» TASK: Copy the listing verbatim, excluding any images found in it.
● ● ● ● ● ● ●
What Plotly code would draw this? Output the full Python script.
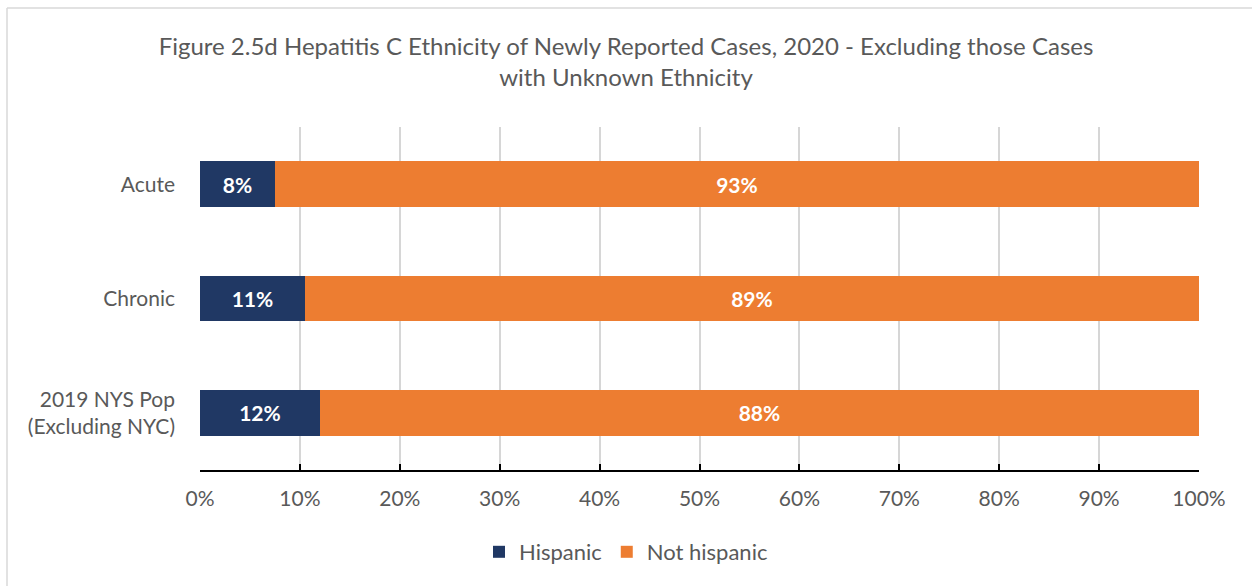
import plotly.graph_objects as go

categories = ["Acute", "Chronic", "2019 NYS Pop<br>(Excluding NYC)"]
hispanic = [7.5, 10.5, 12.0]
not_hispanic = [92.5, 89.5, 88.0]
hispanic_labels = ["8%", "11%", "12%"]
not_hispanic_labels = ["93%", "89%", "88%"]
tick_vals = [0, 10, 20, 30, 40, 50, 60, 70, 80, 90, 100]
tick_text = ["0%", "10%", "20%", "30%", "40%", "50%", "60%", "70%", "80%", "90%", "100%"]

FONT = "Lato"
GRAY = "#595959"

fig = go.Figure()
fig.add_trace(go.Bar(
    y=categories, x=hispanic, name="Hispanic", orientation="h",
    marker=dict(color="#203864", line=dict(width=0)),
    text=hispanic_labels, textposition="inside", insidetextanchor="middle",
    textfont=dict(family=FONT, size=21, color="white", weight="bold"),
    hoverinfo="skip",
))
fig.add_trace(go.Bar(
    y=categories, x=not_hispanic, name="Not hispanic", orientation="h",
    marker=dict(color="#ED7D31", line=dict(width=0)),
    text=not_hispanic_labels, textposition="inside", insidetextanchor="middle",
    textfont=dict(family=FONT, size=21, color="white", weight="bold"),
    hoverinfo="skip",
))

fig.update_layout(
    width=1252, height=586,
    barmode="stack", bargap=0.6,
    paper_bgcolor="white", plot_bgcolor="white",
    margin=dict(l=200, r=53, t=127, b=116),
    font=dict(family=FONT, color=GRAY, size=21),
    title=dict(
        text="Figure 2.5d Hepatitis C Ethnicity of Newly Reported Cases, 2020 - Excluding those Cases<br>with Unknown Ethnicity",
        x=0.5, xref="container", xanchor="center",
        y=1 - 55 / 586, yref="container", yanchor="middle",
        font=dict(family=FONT, size=24, color=GRAY),
    ),
    xaxis=dict(
        range=[0, 100], tickvals=tick_vals, ticktext=tick_text,
        showgrid=True, gridcolor="#D6D6D6", gridwidth=1.5,
        zeroline=False,
        showline=True, linecolor="black", linewidth=2,
        ticks="inside", ticklen=6, tickcolor="black", tickwidth=1.5,
        ticklabelstandoff=9,
        tickfont=dict(family=FONT, size=21, color=GRAY),
        fixedrange=True,
    ),
    yaxis=dict(
        autorange="reversed", showgrid=False, showline=False, zeroline=False,
        ticks="", ticklabelstandoff=24,
        tickfont=dict(family=FONT, size=21, color=GRAY),
        fixedrange=True,
    ),
    legend=dict(
        orientation="h", x=0.5, xref="container", xanchor="center",
        y=1 - 552 / 586, yref="container", yanchor="middle",
        font=dict(family=FONT, size=22, color=GRAY),
        traceorder="normal",
    ),
    shapes=[
        dict(type="line", xref="paper", yref="paper",
             x0=(7 - 200) / 999, x1=(7 - 200) / 999,
             y0=1 + (127 - 8) / 343, y1=-(600 - 470) / 343,
             line=dict(color="#D9D9D9", width=1.5)),
        dict(type="line", xref="paper", yref="paper",
             x0=(7 - 200) / 999, x1=(1260 - 200) / 999,
             y0=1 + (127 - 8) / 343, y1=1 + (127 - 8) / 343,
             line=dict(color="#D9D9D9", width=1.5)),
    ],
)

fig.write_html("out.html")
● ● ● ● ● ● ●
» OUTPUT FOR THIS EXERCISE:
What Plotly code would draw this? Output the full Python script.
import plotly.graph_objects as go

categories = ["Acute", "Chronic", "2019 NYS Pop<br>(Excluding NYC)"]
hispanic = [7.5, 10.5, 12.0]
not_hispanic = [92.5, 89.5, 88.0]
hispanic_labels = ["8%", "11%", "12%"]
not_hispanic_labels = ["93%", "89%", "88%"]
tick_vals = [0, 10, 20, 30, 40, 50, 60, 70, 80, 90, 100]
tick_text = ["0%", "10%", "20%", "30%", "40%", "50%", "60%", "70%", "80%", "90%", "100%"]

FONT = "Lato"
GRAY = "#595959"

fig = go.Figure()
fig.add_trace(go.Bar(
    y=categories, x=hispanic, name="Hispanic", orientation="h",
    marker=dict(color="#203864", line=dict(width=0)),
    text=hispanic_labels, textposition="inside", insidetextanchor="middle",
    textfont=dict(family=FONT, size=21, color="white", weight="bold"),
    hoverinfo="skip",
))
fig.add_trace(go.Bar(
    y=categories, x=not_hispanic, name="Not hispanic", orientation="h",
    marker=dict(color="#ED7D31", line=dict(width=0)),
    text=not_hispanic_labels, textposition="inside", insidetextanchor="middle",
    textfont=dict(family=FONT, size=21, color="white", weight="bold"),
    hoverinfo="skip",
))

fig.update_layout(
    width=1252, height=586,
    barmode="stack", bargap=0.6,
    paper_bgcolor="white", plot_bgcolor="white",
    margin=dict(l=200, r=53, t=127, b=116),
    font=dict(family=FONT, color=GRAY, size=21),
    title=dict(
        text="Figure 2.5d Hepatitis C Ethnicity of Newly Reported Cases, 2020 - Excluding those Cases<br>with Unknown Ethnicity",
        x=0.5, xref="container", xanchor="center",
        y=1 - 55 / 586, yref="container", yanchor="middle",
        font=dict(family=FONT, size=24, color=GRAY),
    ),
    xaxis=dict(
        range=[0, 100], tickvals=tick_vals, ticktext=tick_text,
        showgrid=True, gridcolor="#D6D6D6", gridwidth=1.5,
        zeroline=False,
        showline=True, linecolor="black", linewidth=2,
        ticks="inside", ticklen=6, tickcolor="black", tickwidth=1.5,
        ticklabelstandoff=9,
        tickfont=dict(family=FONT, size=21, color=GRAY),
        fixedrange=True,
    ),
    yaxis=dict(
        autorange="reversed", showgrid=False, showline=False, zeroline=False,
        ticks="", ticklabelstandoff=24,
        tickfont=dict(family=FONT, size=21, color=GRAY),
        fixedrange=True,
    ),
    legend=dict(
        orientation="h", x=0.5, xref="container", xanchor="center",
        y=1 - 552 / 586, yref="container", yanchor="middle",
        font=dict(family=FONT, size=22, color=GRAY),
        traceorder="normal",
    ),
    shapes=[
        dict(type="line", xref="paper", yref="paper",
             x0=(7 - 200) / 999, x1=(7 - 200) / 999,
             y0=1 + (127 - 8) / 343, y1=-(600 - 470) / 343,
             line=dict(color="#D9D9D9", width=1.5)),
        dict(type="line", xref="paper", yref="paper",
             x0=(7 - 200) / 999, x1=(1260 - 200) / 999,
             y0=1 + (127 - 8) / 343, y1=1 + (127 - 8) / 343,
             line=dict(color="#D9D9D9", width=1.5)),
    ],
)

fig.write_html("out.html")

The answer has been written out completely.